2. People are bad at applying a crystalized abstraction in day-to-day life. They are better at learning narratives and fitting the current situation to the closest learned narrative, and then acting out the part of the protagonist. Instead of explaining a statistic or explicit rule of thumb, it would be more effective to give a bunch of examples where someone successfully applies the rule and is rewarded. Those examples can take up many pages.
People felt 5-10 minutes isn't enough time for something as serious as insurance.. but 25-30 is so long it turns people away... And then 5%, maybe even 10% savings isn't enough to go through the effort, but 25% seems unrealistic....
You need a document long enough to seem informative and authoritative without being too extreme in any way... Then you can slap a price on it and call it a book!
Reading a 3 minute summary, once, I will easily forget the knowledge. But reading about the idea with different stories and other auxiliary information help me retain the principles much faster.
Despite constant complaints about the padding in many non-fiction books (not just business) there's clearly a silent majority who feel like "If I'm going to bother, ugh, opening a book then I want it to be as thick as possible".
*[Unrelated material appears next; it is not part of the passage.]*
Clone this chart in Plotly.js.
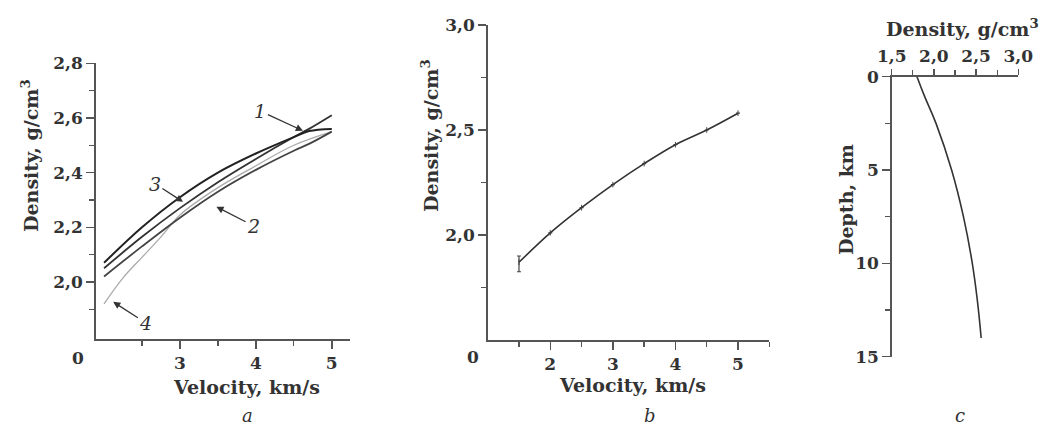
<!DOCTYPE html>
<html>
<head>
<meta charset="utf-8">
<script src="https://cdn.plot.ly/plotly-3.0.1.min.js"></script>
<style>html,body{margin:0;padding:0;background:#fff;}#chart{width:1043px;height:427px;}</style>
</head>
<body>
<div id="chart"></div>
<script>
// Panel a: density vs velocity, four curves
const velA = [2.0, 2.5, 3.0, 3.5, 4.0, 4.5, 4.7, 5.0];
const curve1 = [2.05, 2.165, 2.27, 2.365, 2.45, 2.53, 2.56, 2.61];
const curve2 = [2.02, 2.13, 2.235, 2.33, 2.41, 2.48, 2.505, 2.55];
const curve3 = [2.07, 2.20, 2.31, 2.40, 2.47, 2.53, 2.552, 2.56];
const velA4 = [2.0, 2.25, 2.5, 2.75, 3.0, 3.5, 4.0, 4.5, 5.0];
const curve4 = [1.92, 2.015, 2.09, 2.165, 2.245, 2.345, 2.425, 2.50, 2.55];

// Panel b: averaged relation
const velB = [1.5, 2.0, 2.5, 3.0, 3.5, 4.0, 4.5, 5.0];
const densB = [1.87, 2.01, 2.13, 2.24, 2.34, 2.43, 2.50, 2.58];
const errPlusB = [0.03, 0, 0, 0, 0, 0, 0, 0];
const errMinusB = [0.045, 0, 0, 0, 0, 0, 0, 0];

// Panel c: density vs depth
const depthC = [0, 1, 2.5, 5, 7.5, 10, 12, 14];
const densC = [1.80, 1.885, 2.025, 2.21, 2.35, 2.455, 2.515, 2.56];

// tick values
const xTicksA = [3, 4, 5], xMinorA = [2.5, 3.5, 4.5];
const yTicksA = [2.0, 2.2, 2.4, 2.6, 2.8], yMinorA = [1.9, 2.1, 2.3, 2.5, 2.7];
const xTicksB = [2, 3, 4, 5], xMinorB = [1.5, 2.5, 3.5, 4.5, 5.5];
const yTicksB = [2.0, 2.5, 3.0], yMinorB = [1.75, 2.25, 2.75];
const xTicksC = [1.5, 2.0, 2.5, 3.0], xMinorC = [1.75, 2.25, 2.75];
const yTicksC = [0, 5, 10, 15], yMinorC = [2.5, 7.5, 12.5];

const W = 1043, H = 427;
const px = v => v / W, py = v => 1 - v / H;
const FF = 'DejaVu Serif';
const txt = '#333';

const traces = [
  {x: velA4, y: curve4, xaxis: 'x', yaxis: 'y', mode: 'lines', line: {color: '#aaa', width: 1.3, shape: 'spline'}, hoverinfo: 'skip'},
  {x: velA, y: curve2, xaxis: 'x', yaxis: 'y', mode: 'lines', line: {color: '#444', width: 1.8, shape: 'spline'}, hoverinfo: 'skip'},
  {x: velA, y: curve1, xaxis: 'x', yaxis: 'y', mode: 'lines', line: {color: '#333', width: 1.8, shape: 'spline'}, hoverinfo: 'skip'},
  {x: velA, y: curve3, xaxis: 'x', yaxis: 'y', mode: 'lines', line: {color: '#222', width: 2, shape: 'spline'}, hoverinfo: 'skip'},
  {x: velB, y: densB, xaxis: 'x2', yaxis: 'y2', mode: 'lines+markers',
   line: {color: '#333', width: 1.6, shape: 'spline'}, marker: {symbol: 'line-ns', size: 4, line: {color: '#444', width: 1}},
   error_y: {type: 'data', symmetric: false, array: errPlusB, arrayminus: errMinusB, color: '#444', thickness: 1.2, width: 2},
   hoverinfo: 'skip'},
  {x: densC, y: depthC, xaxis: 'x3', yaxis: 'y3', mode: 'lines', line: {color: '#333', width: 1.6, shape: 'spline', smoothing: 1.2}, hoverinfo: 'skip'}
];

function ax(extra) {
  return Object.assign({
    showline: true, linecolor: '#555', linewidth: 1.5, showgrid: false, zeroline: false,
    ticks: 'outside', ticklen: 8, tickwidth: 1.5, tickcolor: '#555', tickmode: 'array',
    tickfont: {family: FF, size: 17, color: txt, weight: 'bold'}, fixedrange: true
  }, extra);
}
function minor(vals) {
  return {tickmode: 'array', tickvals: vals, ticklen: 5, tickwidth: 1.3, tickcolor: '#555', showgrid: false};
}

const ann = [];
function label(text, x, y, opts) {
  ann.push(Object.assign({text: text, xref: 'paper', yref: 'paper', x: px(x), y: py(y), showarrow: false,
    xanchor: 'center', yanchor: 'middle', font: {family: FF, size: 19, color: txt, weight: 'bold'}}, opts || {}));
}
// axis titles
label('Velocity, km/s', 246, 387);
label('Velocity, km/s', 632, 385);
label('Density, g/cm<sup>3</sup>', 30, 156, {textangle: -90});
label('Density, g/cm<sup>3</sup>', 430, 136, {textangle: -90});
label('Density, g/cm<sup>3</sup>', 962, 28);
label('Depth, km', 846, 200, {textangle: -90});
// origin zeros
label('0', 78, 358, {font: {family: FF, size: 17, color: txt, weight: 'bold'}});
label('0', 473, 357, {font: {family: FF, size: 17, color: txt, weight: 'bold'}});
// panel letters
const italic = {family: FF, size: 18, color: txt, style: 'italic'};
label('a', 247, 415, {font: italic});
label('b', 650, 415, {font: italic});
label('c', 960, 415, {font: italic});

// curve numbers with arrows (panel a, data coords)
function num(t, hx, hy, tx, ty) {
  ann.push({text: t, x: hx, y: hy, ax: tx, ay: ty, xref: 'x', yref: 'y', axref: 'x', ayref: 'y',
    showarrow: true, arrowhead: 2, arrowsize: 1.1, arrowwidth: 1.3, arrowcolor: '#333', standoff: 0,
    font: {family: FF, size: 19, color: txt, style: 'italic'}});
}
num('1', 4.62, 2.553, 4.06, 2.625);
num('3', 3.04, 2.293, 2.67, 2.36);
num('2', 3.48, 2.275, 3.97, 2.205);
num('4', 2.12, 1.927, 2.55, 1.85);

const layout = {
  width: W, height: H, margin: {l: 0, r: 0, t: 0, b: 0},
  paper_bgcolor: '#fff', plot_bgcolor: 'rgba(0,0,0,0)', showlegend: false,
  separators: ', ',
  xaxis: ax({domain: [px(95.7), px(350)], range: [1.89, 5.24], anchor: 'y', tickvals: xTicksA, tickformat: 'd', minor: minor(xMinorA)}),
  yaxis: ax({domain: [py(339.3), py(63.3)], range: [1.79, 2.8], anchor: 'x', tickvals: yTicksA, tickformat: '.1f', minor: minor(yMinorA)}),
  xaxis2: ax({domain: [px(487.7), px(769.3)], range: [1, 5.5], anchor: 'y2', tickvals: xTicksB, tickformat: 'd', minor: minor(xMinorB)}),
  yaxis2: ax({domain: [py(340), py(25)], range: [1.5, 3.0], anchor: 'x2', tickvals: yTicksB, tickformat: '.1f', minor: minor(yMinorB)}),
  xaxis3: ax({domain: [px(891.7), px(1018.3)], range: [1.5, 3.0], anchor: 'y3', side: 'top', tickvals: xTicksC, tickformat: '.1f', minor: minor(xMinorC), ticklen: 6}),
  yaxis3: ax({domain: [py(356.7), py(76.7)], range: [15, 0], anchor: 'x3', tickvals: yTicksC, tickformat: 'd', minor: minor(yMinorC)}),
  annotations: ann
};

Plotly.newPlot('chart', traces, layout, {staticPlot: true, displayModeBar: false});
</script>
</body>
</html>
For that matter, you see a similar dynamic on the fiction side too with novellas and short stories bring far distant in popularity to novels. (Even though those same people have zero issues watching 22 minute TV episodes.)
Reading a book is not just “downloading a knowledge into your brain”.
Reading is more like executing a program and seeing dofferent result in dofferent people. People will reflect in a different way and come out with different takes, emphasize points, lessons, and takeaways
So maybe your idea has a future...
Then there was the delightful Bluffer's Guides series.
I like shorter novels and short stories myself, especially in SF where ideas matter.